In the past two decades, an increasing number of scholars have examined the influence and power of comics in U.S. society.  These scholars have approached the critical analysis of comic books, comic strips, graphic novels and other sequential art as cultural artifacts that highlight wider societal concerns linked to social, economic and political transformations. Diverse in form, the comic medium offers a powerful window on our collective psyche. Given the representation power of the medium, it is no surprise that scholars concerned with the black experience see the “sequential” space as both a challenge and an opportunity for the broader project of liberation.

The African American Intellectual History Society (AAIHS) issues this call for a new blog series on comics, race, and society. We invite new and experienced writers–including undergraduate students, graduate students, faculty, and independent scholars–to submit guest blog posts for this series. Broadly speaking, blog posts in this series will examine how diasporic perspectives have shaped graphic narratives in the United States, Europe, Africa, Asia, Latin America and the Caribbean.

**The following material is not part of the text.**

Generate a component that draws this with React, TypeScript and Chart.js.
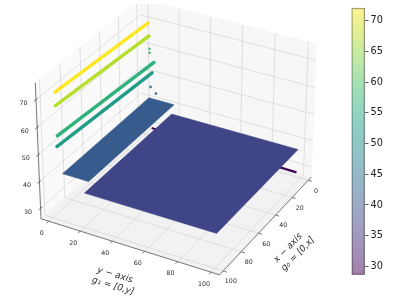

We encourage potential contributors to submit guest blog posts that explore topics that include but are not limited to the following:

  • Graphic Narratives and Race
  • Intersectionality and Graphic Narratives
  • Nationalism and Graphic Narratives
  • Transmedia, Identities, and Graphic Narratives
  • Digital and Convergence Media
  • Interracial and Intersexual Narratives
  • Visual Iconography in the Twentieth and Twenty-First Century
  • User Experience and Social Enterprise in Racial Context

Blog posts should not exceed 1,500 words (not including footnotes) and should be written for a general audience. AAIHS will accept submissions on a rolling basis until October 31, 2016. Accepted blog posts will undergo a peer review process before they are published.

About the guest editors:

Dr. Julian Chambliss is Chair and Professor of History at Rollins College in Winter Park, FL. His teaching and research focus on urban history and culture in the United States. He is the co-editor of Ages of Heroes, Eras of Men, which explores the changing depiction of superheroes from the comic books of the 1930s to the cinematic present. Dr. Walter Greason is the Founder of the International Center for Metropolitan Growth and an economic historian in the Department of History and Anthropology at Monmouth University. He is the creator of the #Wakandasyllabus.